◆ **Source material**

+ + + + +

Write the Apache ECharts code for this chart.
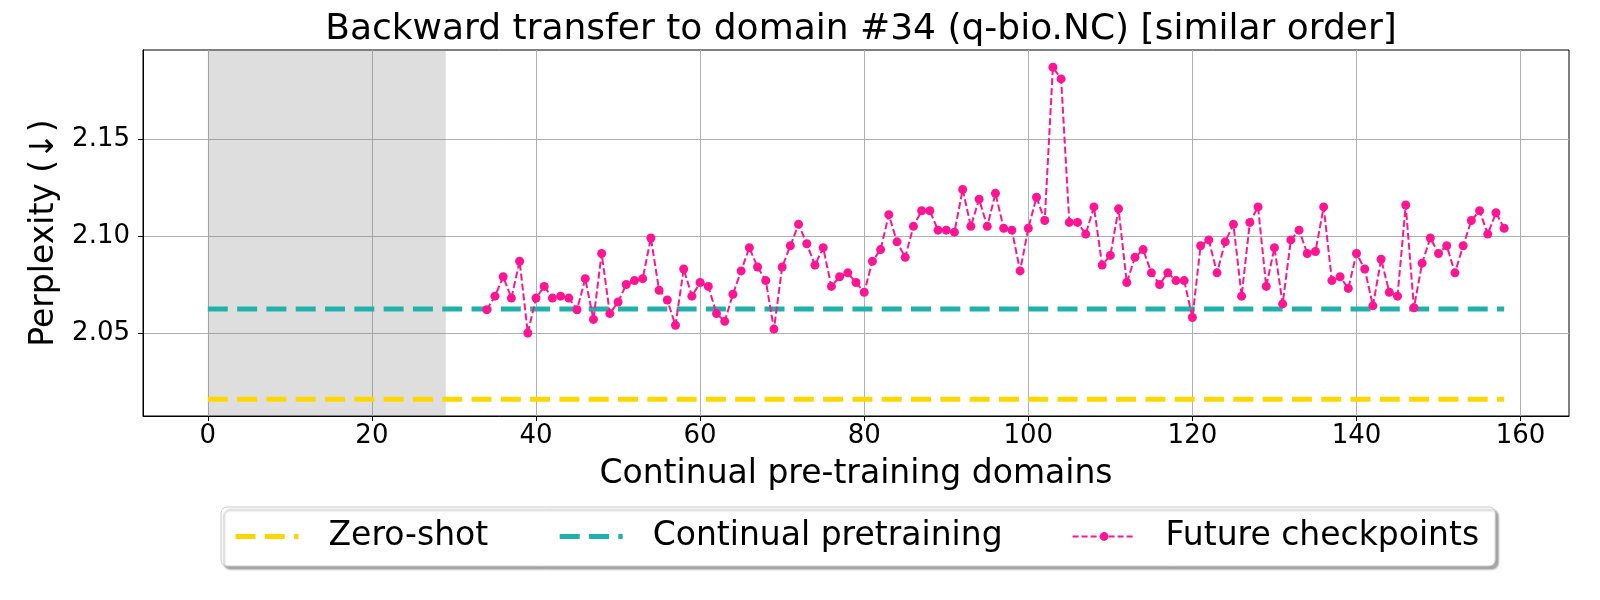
<!DOCTYPE html>
<html>
<head>
<meta charset="utf-8">
<script src="https://cdn.jsdelivr.net/npm/echarts@6/dist/echarts.min.js"></script>
<style>html,body{margin:0;padding:0;background:#fff}#chart{width:1600px;height:600px}</style>
</head>
<body>
<div id="chart"></div>
<script>
const titleText = 'Backward transfer to domain #34 (q-bio.NC) [similar order]';
const xAxisName = 'Continual pre-training domains';
const yAxisName = 'Perplexity (\u2193)';
const xTickLabels = [0, 20, 40, 60, 80, 100, 120, 140, 160];
const yTickLabels = [2.05, 2.10, 2.15];
const seriesNames = ['Zero-shot', 'Continual pretraining', 'Future checkpoints'];
const zeroShotValue = 2.0158;
const continualValue = 2.0624;
const baselineStart = 0;
const baselineEnd = 158;
const shadedStart = 0;
const shadedEnd = 29;
const firstFutureDomain = 34;
const futureValues = [
  2.062, 2.069, 2.079, 2.068, 2.087, 2.050, 2.068, 2.074, 2.068, 2.069, // 34-43
  2.068, 2.062, 2.078, 2.057, 2.091, 2.060, 2.066, 2.075, 2.077, 2.078, // 44-53
  2.099, 2.072, 2.067, 2.054, 2.083, 2.069, 2.076, 2.074, 2.060, 2.056, // 54-63
  2.070, 2.082, 2.094, 2.084, 2.077, 2.052, 2.084, 2.095, 2.106, 2.096, // 64-73
  2.085, 2.094, 2.074, 2.079, 2.081, 2.076, 2.071, 2.087, 2.093, 2.111, // 74-83
  2.097, 2.089, 2.105, 2.113, 2.113, 2.103, 2.103, 2.102, 2.124, 2.105, // 84-93
  2.119, 2.105, 2.122, 2.104, 2.103, 2.082, 2.104, 2.120, 2.108, 2.187, // 94-103
  2.181, 2.107, 2.107, 2.101, 2.115, 2.085, 2.090, 2.114, 2.076, 2.089, // 104-113
  2.093, 2.081, 2.075, 2.081, 2.077, 2.077, 2.058, 2.095, 2.098, 2.081, // 114-123
  2.097, 2.106, 2.069, 2.107, 2.115, 2.074, 2.094, 2.065, 2.098, 2.103, // 124-133
  2.091, 2.092, 2.115, 2.077, 2.079, 2.073, 2.091, 2.083, 2.064, 2.088, // 134-143
  2.071, 2.069, 2.116, 2.063, 2.086, 2.099, 2.091, 2.095, 2.081, 2.095, // 144-153
  2.108, 2.113, 2.101, 2.112, 2.104                                     // 154-158
];

const futureData = futureValues.map((v, i) => [firstFutureDomain + i, v]);
const FONT = 'DejaVu Sans';
const YELLOW = '#FFD700', TEAL = '#20B2AA', PINK = '#FF1493';
const thickDash = [20, 9.3];

const chart = echarts.init(document.getElementById('chart'), null, {renderer: 'canvas'});
chart.setOption({
  animation: false,
  backgroundColor: '#ffffff',
  textStyle: {fontFamily: FONT},
  title: {
    text: titleText,
    left: 856,
    top: 7,
    textAlign: 'center',
    textStyle: {fontFamily: FONT, fontSize: 36, fontWeight: 'normal', color: '#000'}
  },
  grid: {
    left: 143, right: 31, top: 50, bottom: 184,
    show: true, borderColor: '#000', borderWidth: 1, backgroundColor: 'transparent'
  },
  legend: {
    left: 221, top: 507,
    padding: [13, 16, 13, 12],
    itemGap: 69, itemWidth: 63, itemHeight: 11,
    backgroundColor: '#fff',
    borderColor: '#cccccc', borderWidth: 1, borderRadius: 6,
    shadowColor: 'rgba(0,0,0,0.35)', shadowOffsetX: 3, shadowOffsetY: 3, shadowBlur: 2,
    textStyle: {fontFamily: FONT, fontSize: 33, color: '#000', padding: [0, 0, 0, 25]},
    data: [
      {name: seriesNames[0], itemStyle: {opacity: 0}, lineStyle: {color: YELLOW, width: 5, type: thickDash}},
      {name: seriesNames[1], itemStyle: {opacity: 0}, lineStyle: {color: TEAL, width: 5, type: thickDash}},
      {name: seriesNames[2], lineStyle: {color: PINK, width: 2, type: [6, 3]}}
    ]
  },
  xAxis: {
    type: 'value',
    min: -7.9, max: 165.9,
    splitNumber: 9,
    name: xAxisName, nameLocation: 'middle', nameGap: 42,
    nameTextStyle: {fontFamily: FONT, fontSize: 33, color: '#000'},
    axisLine: {show: true, onZero: false, lineStyle: {color: '#000', width: 1}},
    axisTick: {show: true, length: 5, lineStyle: {color: '#000'}, customValues: xTickLabels},
    axisLabel: {fontFamily: FONT, fontSize: 26, color: '#000', margin: 7, customValues: xTickLabels,
      formatter: v => String(v)},
    splitLine: {show: true, lineStyle: {color: '#b0b0b0', width: 1}}
  },
  yAxis: {
    type: 'value',
    min: 2.0072, max: 2.1959,
    splitNumber: 4,
    name: yAxisName, nameLocation: 'middle', nameGap: 76, nameRotate: 90,
    nameTextStyle: {fontFamily: FONT, fontSize: 33, color: '#000'},
    axisLine: {show: true, onZero: false, lineStyle: {color: '#000', width: 1}},
    axisTick: {show: true, length: 5, lineStyle: {color: '#000'}, customValues: yTickLabels},
    axisLabel: {fontFamily: FONT, fontSize: 26, color: '#000', margin: 13, customValues: yTickLabels,
      formatter: v => Number(v).toFixed(2)},
    splitLine: {show: true, lineStyle: {color: '#b0b0b0', width: 1}}
  },
  series: [
    {
      name: seriesNames[0], type: 'line',
      data: [[baselineStart, zeroShotValue], [baselineEnd, zeroShotValue]],
      symbol: 'none', z: 3,
      lineStyle: {color: YELLOW, width: 5, type: thickDash},
      itemStyle: {color: YELLOW},
      markArea: {
        silent: true,
        itemStyle: {color: 'rgba(128,128,128,0.26)'},
        data: [[{xAxis: shadedStart, yAxis: 2.0072}, {xAxis: shadedEnd, yAxis: 2.1959}]]
      }
    },
    {
      name: seriesNames[1], type: 'line',
      data: [[baselineStart, continualValue], [baselineEnd, continualValue]],
      symbol: 'none', z: 3,
      lineStyle: {color: TEAL, width: 5, type: thickDash},
      itemStyle: {color: TEAL}
    },
    {
      name: seriesNames[2], type: 'line',
      data: futureData,
      symbol: 'circle', symbolSize: 9, showSymbol: true, z: 4,
      lineStyle: {color: PINK, width: 2, type: [7, 3]},
      itemStyle: {color: PINK}
    }
  ]
});
</script>
</body>
</html>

+ + + + +

◆ **Requirement**
Restate the data above word for word. Skip every picture.

◆ **Full output**
Write the Apache ECharts code for this chart.
<!DOCTYPE html>
<html>
<head>
<meta charset="utf-8">
<script src="https://cdn.jsdelivr.net/npm/echarts@6/dist/echarts.min.js"></script>
<style>html,body{margin:0;padding:0;background:#fff}#chart{width:1600px;height:600px}</style>
</head>
<body>
<div id="chart"></div>
<script>
const titleText = 'Backward transfer to domain #34 (q-bio.NC) [similar order]';
const xAxisName = 'Continual pre-training domains';
const yAxisName = 'Perplexity (\u2193)';
const xTickLabels = [0, 20, 40, 60, 80, 100, 120, 140, 160];
const yTickLabels = [2.05, 2.10, 2.15];
const seriesNames = ['Zero-shot', 'Continual pretraining', 'Future checkpoints'];
const zeroShotValue = 2.0158;
const continualValue = 2.0624;
const baselineStart = 0;
const baselineEnd = 158;
const shadedStart = 0;
const shadedEnd = 29;
const firstFutureDomain = 34;
const futureValues = [
  2.062, 2.069, 2.079, 2.068, 2.087, 2.050, 2.068, 2.074, 2.068, 2.069, // 34-43
  2.068, 2.062, 2.078, 2.057, 2.091, 2.060, 2.066, 2.075, 2.077, 2.078, // 44-53
  2.099, 2.072, 2.067, 2.054, 2.083, 2.069, 2.076, 2.074, 2.060, 2.056, // 54-63
  2.070, 2.082, 2.094, 2.084, 2.077, 2.052, 2.084, 2.095, 2.106, 2.096, // 64-73
  2.085, 2.094, 2.074, 2.079, 2.081, 2.076, 2.071, 2.087, 2.093, 2.111, // 74-83
  2.097, 2.089, 2.105, 2.113, 2.113, 2.103, 2.103, 2.102, 2.124, 2.105, // 84-93
  2.119, 2.105, 2.122, 2.104, 2.103, 2.082, 2.104, 2.120, 2.108, 2.187, // 94-103
  2.181, 2.107, 2.107, 2.101, 2.115, 2.085, 2.090, 2.114, 2.076, 2.089, // 104-113
  2.093, 2.081, 2.075, 2.081, 2.077, 2.077, 2.058, 2.095, 2.098, 2.081, // 114-123
  2.097, 2.106, 2.069, 2.107, 2.115, 2.074, 2.094, 2.065, 2.098, 2.103, // 124-133
  2.091, 2.092, 2.115, 2.077, 2.079, 2.073, 2.091, 2.083, 2.064, 2.088, // 134-143
  2.071, 2.069, 2.116, 2.063, 2.086, 2.099, 2.091, 2.095, 2.081, 2.095, // 144-153
  2.108, 2.113, 2.101, 2.112, 2.104                                     // 154-158
];

const futureData = futureValues.map((v, i) => [firstFutureDomain + i, v]);
const FONT = 'DejaVu Sans';
const YELLOW = '#FFD700', TEAL = '#20B2AA', PINK = '#FF1493';
const thickDash = [20, 9.3];

const chart = echarts.init(document.getElementById('chart'), null, {renderer: 'canvas'});
chart.setOption({
  animation: false,
  backgroundColor: '#ffffff',
  textStyle: {fontFamily: FONT},
  title: {
    text: titleText,
    left: 856,
    top: 7,
    textAlign: 'center',
    textStyle: {fontFamily: FONT, fontSize: 36, fontWeight: 'normal', color: '#000'}
  },
  grid: {
    left: 143, right: 31, top: 50, bottom: 184,
    show: true, borderColor: '#000', borderWidth: 1, backgroundColor: 'transparent'
  },
  legend: {
    left: 221, top: 507,
    padding: [13, 16, 13, 12],
    itemGap: 69, itemWidth: 63, itemHeight: 11,
    backgroundColor: '#fff',
    borderColor: '#cccccc', borderWidth: 1, borderRadius: 6,
    shadowColor: 'rgba(0,0,0,0.35)', shadowOffsetX: 3, shadowOffsetY: 3, shadowBlur: 2,
    textStyle: {fontFamily: FONT, fontSize: 33, color: '#000', padding: [0, 0, 0, 25]},
    data: [
      {name: seriesNames[0], itemStyle: {opacity: 0}, lineStyle: {color: YELLOW, width: 5, type: thickDash}},
      {name: seriesNames[1], itemStyle: {opacity: 0}, lineStyle: {color: TEAL, width: 5, type: thickDash}},
      {name: seriesNames[2], lineStyle: {color: PINK, width: 2, type: [6, 3]}}
    ]
  },
  xAxis: {
    type: 'value',
    min: -7.9, max: 165.9,
    splitNumber: 9,
    name: xAxisName, nameLocation: 'middle', nameGap: 42,
    nameTextStyle: {fontFamily: FONT, fontSize: 33, color: '#000'},
    axisLine: {show: true, onZero: false, lineStyle: {color: '#000', width: 1}},
    axisTick: {show: true, length: 5, lineStyle: {color: '#000'}, customValues: xTickLabels},
    axisLabel: {fontFamily: FONT, fontSize: 26, color: '#000', margin: 7, customValues: xTickLabels,
      formatter: v => String(v)},
    splitLine: {show: true, lineStyle: {color: '#b0b0b0', width: 1}}
  },
  yAxis: {
    type: 'value',
    min: 2.0072, max: 2.1959,
    splitNumber: 4,
    name: yAxisName, nameLocation: 'middle', nameGap: 76, nameRotate: 90,
    nameTextStyle: {fontFamily: FONT, fontSize: 33, color: '#000'},
    axisLine: {show: true, onZero: false, lineStyle: {color: '#000', width: 1}},
    axisTick: {show: true, length: 5, lineStyle: {color: '#000'}, customValues: yTickLabels},
    axisLabel: {fontFamily: FONT, fontSize: 26, color: '#000', margin: 13, customValues: yTickLabels,
      formatter: v => Number(v).toFixed(2)},
    splitLine: {show: true, lineStyle: {color: '#b0b0b0', width: 1}}
  },
  series: [
    {
      name: seriesNames[0], type: 'line',
      data: [[baselineStart, zeroShotValue], [baselineEnd, zeroShotValue]],
      symbol: 'none', z: 3,
      lineStyle: {color: YELLOW, width: 5, type: thickDash},
      itemStyle: {color: YELLOW},
      markArea: {
        silent: true,
        itemStyle: {color: 'rgba(128,128,128,0.26)'},
        data: [[{xAxis: shadedStart, yAxis: 2.0072}, {xAxis: shadedEnd, yAxis: 2.1959}]]
      }
    },
    {
      name: seriesNames[1], type: 'line',
      data: [[baselineStart, continualValue], [baselineEnd, continualValue]],
      symbol: 'none', z: 3,
      lineStyle: {color: TEAL, width: 5, type: thickDash},
      itemStyle: {color: TEAL}
    },
    {
      name: seriesNames[2], type: 'line',
      data: futureData,
      symbol: 'circle', symbolSize: 9, showSymbol: true, z: 4,
      lineStyle: {color: PINK, width: 2, type: [7, 3]},
      itemStyle: {color: PINK}
    }
  ]
});
</script>
</body>
</html>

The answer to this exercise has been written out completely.